NORTHPORT — In a few months, the scene will play out, as it has for decades, in college dorm rooms across the country.

“So where are you from?” one student asks her roommate.

“Maine. North Haven.” Or maybe it’s Chebeague or Swan’s or Isle au Haut.

Once the student explains that she did indeed grow up on and maybe even completed all 12 years of school on an island, an identity is sealed.

“People are somewhat in awe of where you are from,” is how Rob Snyder, president-elect of the Island Institute put it on Saturday, June 1, at a luncheon honoring the 74 island students receiving Institute college scholarships at the Point Lookout conference center.

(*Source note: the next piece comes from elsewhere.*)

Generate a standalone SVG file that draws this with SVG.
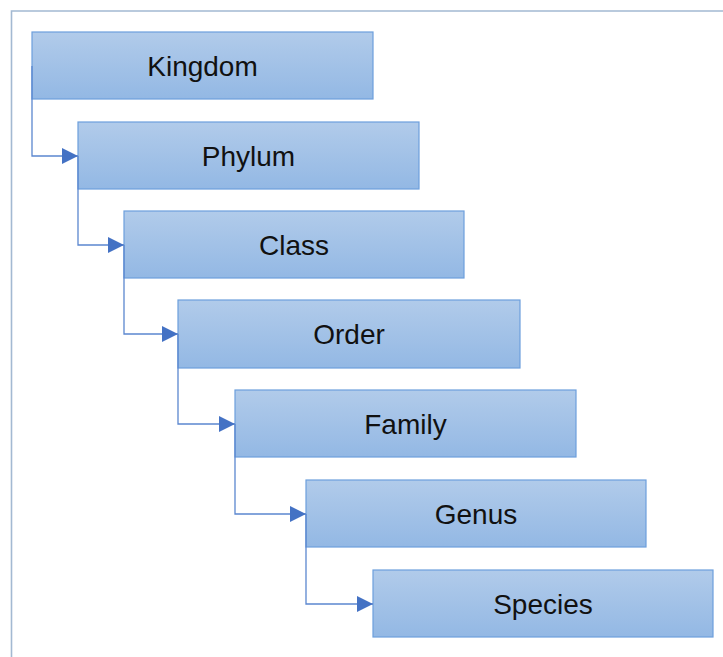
<svg xmlns="http://www.w3.org/2000/svg" width="723" height="657" viewBox="0 0 723 657">
  <defs>
    <linearGradient id="boxFill" x1="0" y1="0" x2="0" y2="1">
      <stop offset="0" stop-color="#b1cbea"/>
      <stop offset="1" stop-color="#93b8e4"/>
    </linearGradient>
    <marker id="arrow" viewBox="0 0 16 16" refX="16" refY="8" markerWidth="16" markerHeight="16" markerUnits="userSpaceOnUse" orient="auto">
      <path d="M0,0 L16,8 L0,16 Z" fill="#4472c4"/>
    </marker>
  </defs>
  <style>
    .box { fill: url(#boxFill); stroke: #6d9fdc; stroke-width: 1.2; }
    .label { font-family: "Liberation Sans", Arial, sans-serif; font-size: 28px; fill: #111; text-anchor: middle; }
    .link { fill: none; stroke: #5b87cf; stroke-width: 1.3; marker-end: url(#arrow); }
    .frame { fill: none; stroke: #a3b9d2; stroke-width: 1.6; }
  </style>
  <rect width="723" height="657" fill="#ffffff"/>
  <!-- outer frame (open on right and bottom) -->
  <path class="frame" d="M11.5,657 L11.5,11 L723,11"/>

  <g id="kingdom">
    <rect class="box" x="32" y="32" width="341" height="67"/>
    <text class="label" x="202.5" y="76">Kingdom</text>
  </g>
  <g id="phylum">
    <rect class="box" x="78" y="122" width="341" height="67"/>
    <text class="label" x="248.5" y="166">Phylum</text>
  </g>
  <g id="class">
    <rect class="box" x="124" y="211" width="340" height="67"/>
    <text class="label" x="294" y="255">Class</text>
  </g>
  <g id="order">
    <rect class="box" x="178" y="300" width="342" height="68"/>
    <text class="label" x="349" y="344">Order</text>
  </g>
  <g id="family">
    <rect class="box" x="235" y="390" width="341" height="67"/>
    <text class="label" x="405.5" y="434">Family</text>
  </g>
  <g id="genus">
    <rect class="box" x="306" y="480" width="340" height="67"/>
    <text class="label" x="476" y="524">Genus</text>
  </g>
  <g id="species">
    <rect class="box" x="373" y="570" width="340" height="67"/>
    <text class="label" x="543" y="614">Species</text>
  </g>

  <g id="connectors">
    <path class="link" d="M32,66 V156 H78"/>
    <path class="link" d="M78,156 V245 H124"/>
    <path class="link" d="M124,245 V334 H178"/>
    <path class="link" d="M178,334 V424 H235"/>
    <path class="link" d="M235,424 V514 H306"/>
    <path class="link" d="M306,514 V604 H373"/>
  </g>
</svg>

“People will be taken by you throughout your life, because of where you’re from,” he told the students.

But more than being a conversationstarter, this island identity carries with it some weight, and maybe even some responsibility, Snyder said.

“People need to understand what allows you to succeed and your communities to succeed,” he said. Island students are “ambassadors” for the principles that keep island communities vital against great odds, Snyder said, and that is ultimately what those students “will bring to the world.”

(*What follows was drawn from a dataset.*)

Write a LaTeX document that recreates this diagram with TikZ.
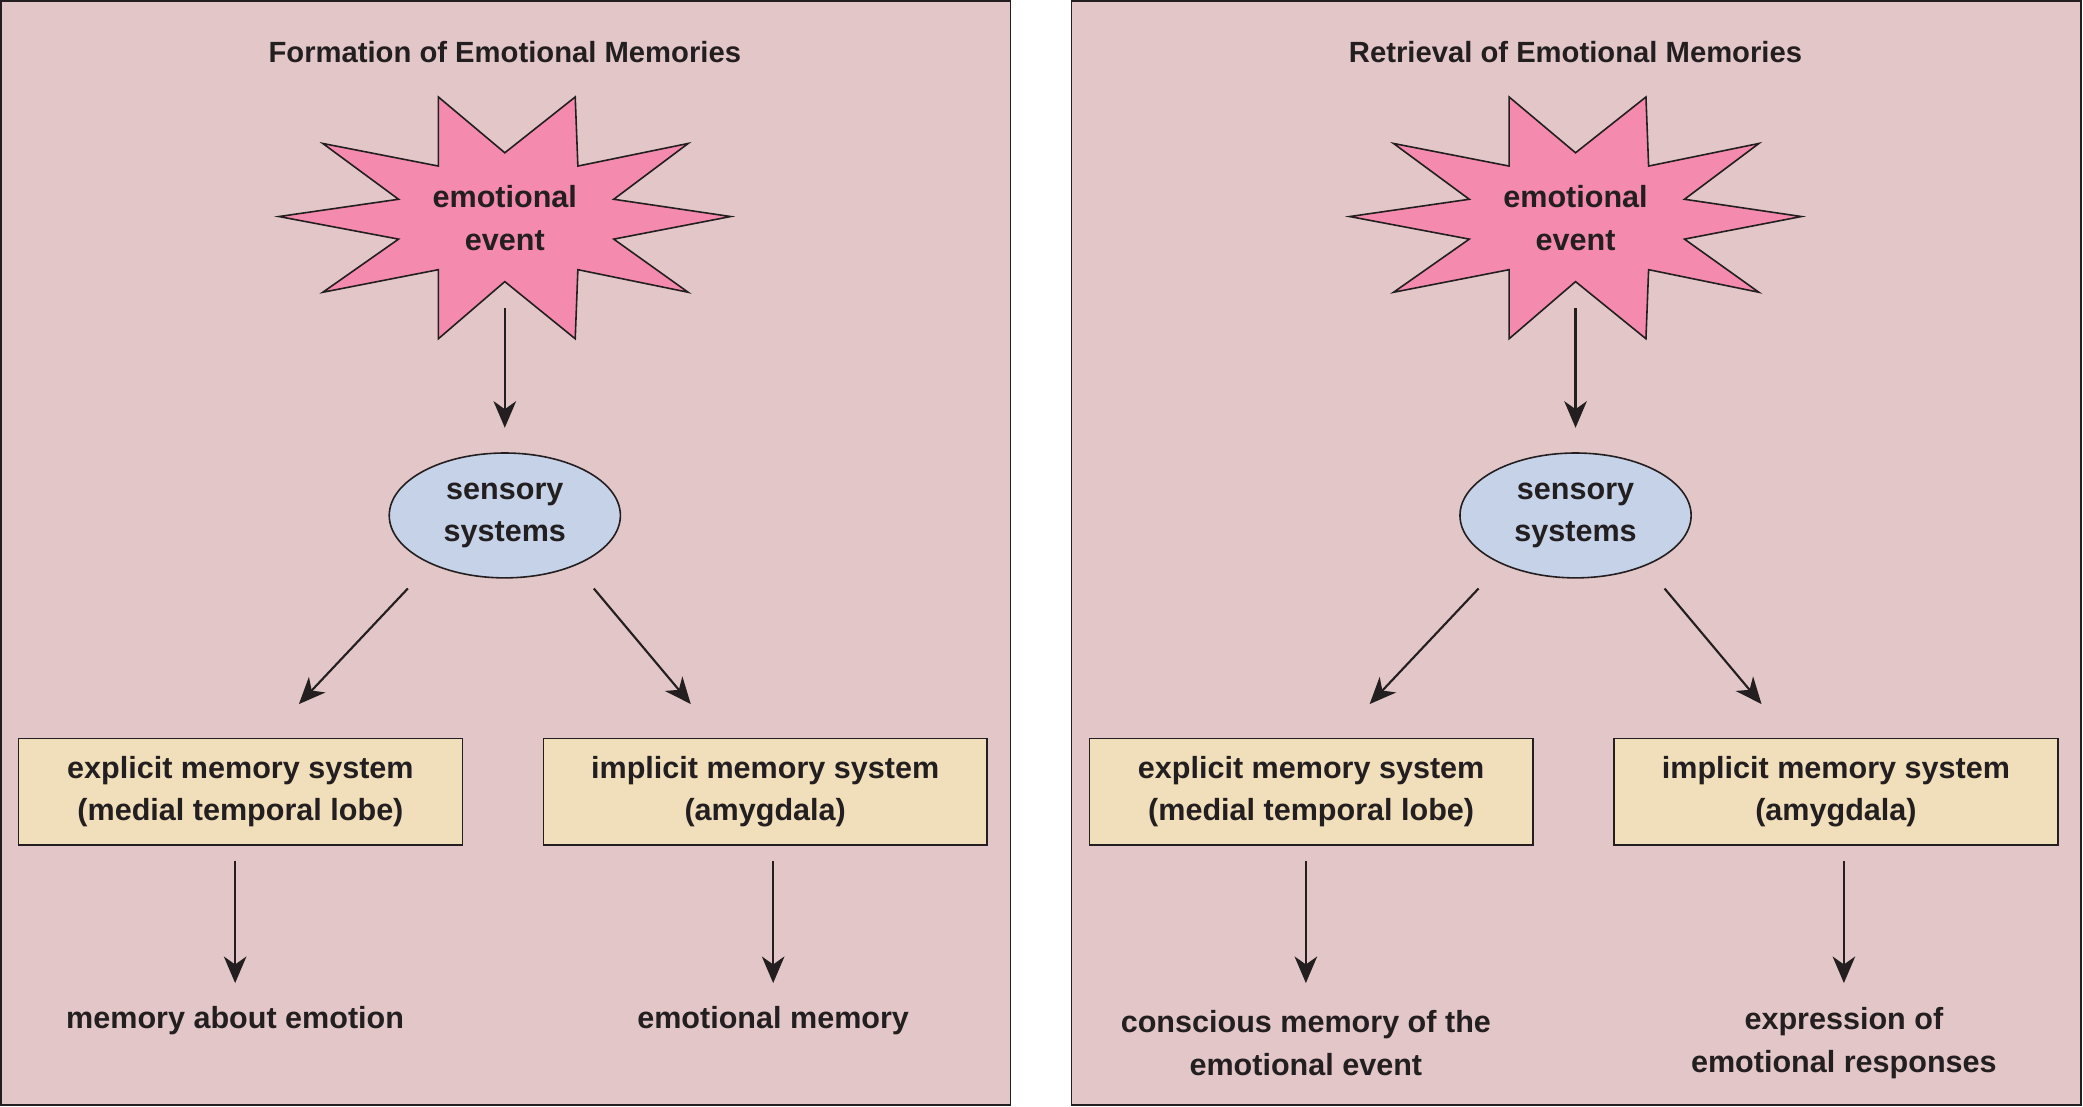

The scholarships are part of what helps those island students succeed. Since the Island Scholars program was launched in 1990, $1.1 million in funds has been distributed through more than 870 scholarship awards. This year, the 74 recipients received $160,000.

NO ‘RIGHT’ WAY

College, that first big step away from home, can be daunting enough. Leaving the often insular world of an island can make it downright frightening. Two Vinalhaven students, brother and sister Willie and Eliza “Izza” Drury, shared their experiences of life after high school at the scholarship luncheon.

Just a year apart in age, they shared a group of friends on the island and often shared adventures, they said, as they alternated telling their story at the podium.

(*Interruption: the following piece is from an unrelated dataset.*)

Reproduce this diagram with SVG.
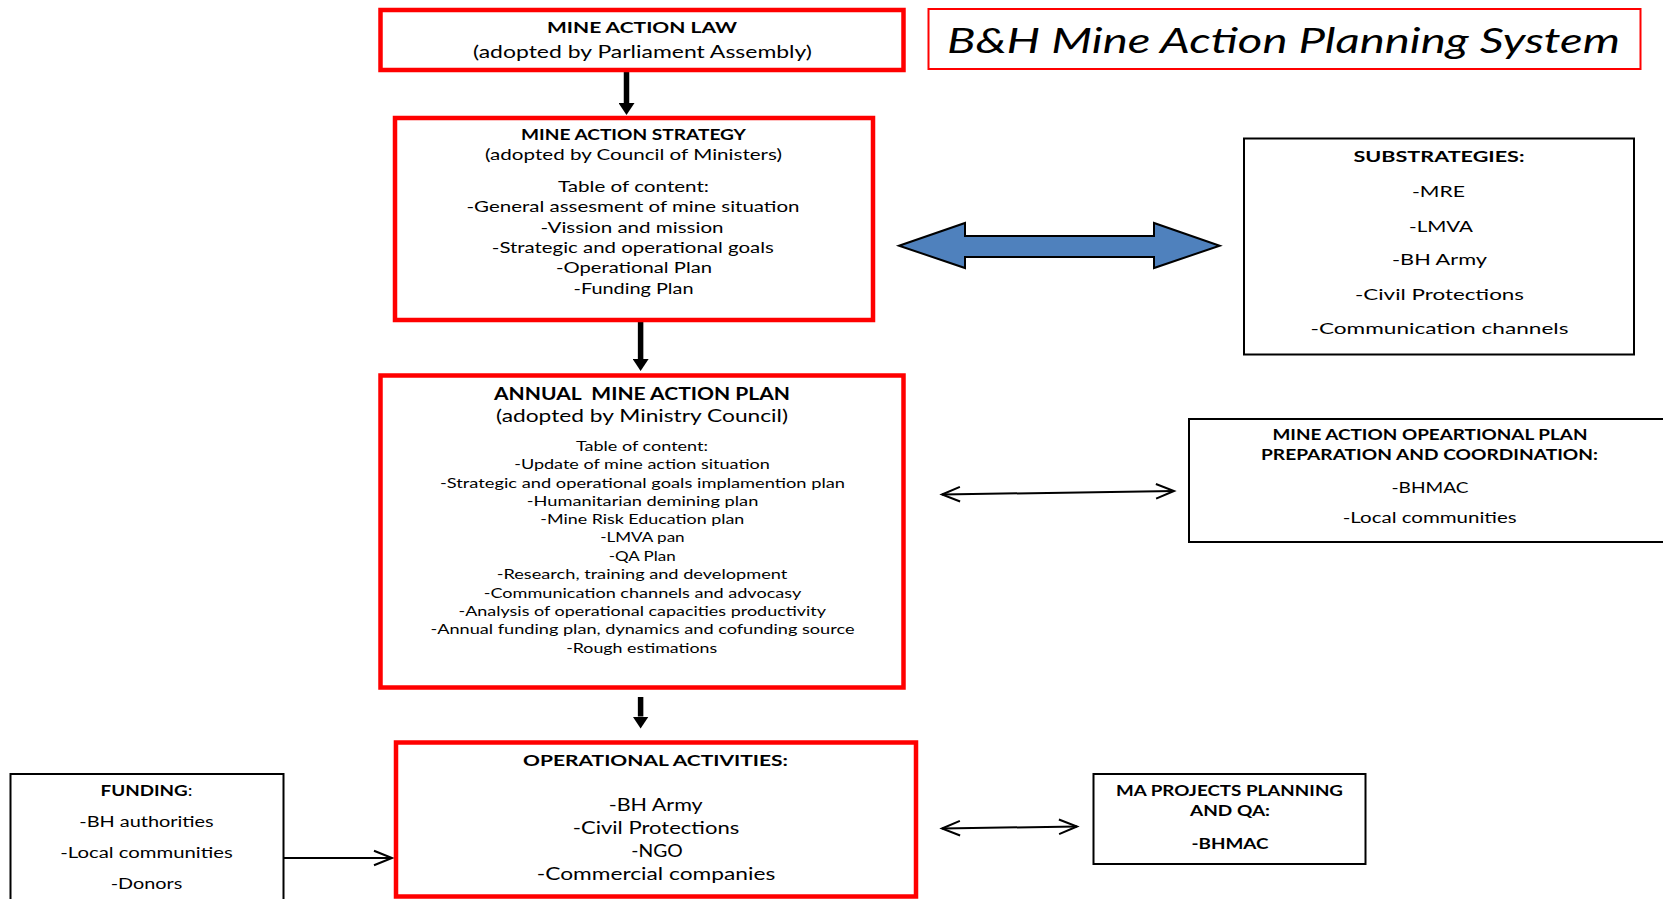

Izza, a straight-A student and varsity athlete in high school, recalled the stressful college application process, culminating in a rejection from her first-choice school. But she did win acceptance at Brown University, an Ivy League school in Providence, R.I.

Excited to be there, she threw herself into extra-curricular activities such as one of Brown’s a cappella groups, this one specializing in sea chanteys, called “ARRR!!!” She tried out for the soccer team, expecting to make it easily, but did not, and so joined the ultimate Frisbee team instead.

Looking back on that first semester, Iza concluded she had overcommitted herself.

Willie made a very different choice; college wasn’t his next stop.

“I knew that it was something I wanted to do eventually,” but after 18 years on an island, I wanted to stretch my legs and see the world,” he said. “I’d been cooped up too long.”

Willie chose instead as his “gap year” experience a trip to the Australian outback, where he planned to work work on a cattle ranch. After a couple of weeks at the ranch, however,  enduring the rancher’s disdain for foreigners, he left for the coast, renting an apartment with some friends.

Sure, he admitted, there was lots of fun and adventures—skydiving and surfing—but there also were long, hot hours working in a restaurant kitchen.

This fall, Willie will enter the University of New England, now ready to train for a career.

So what did this brother and sister duo learn from their first years post-high school?

“There is no one right way,” Willie said. “There is no perfect school,” Izza said.

And, a truth endorsed by both: “There are always people who will help you through these choices.”

The 74 students at the luncheon who will embark as island ambassadors, as Snyder suggested, will land at colleges around the country, from institutions as close as the University of Maine in Orono and as far away as the University of Denver.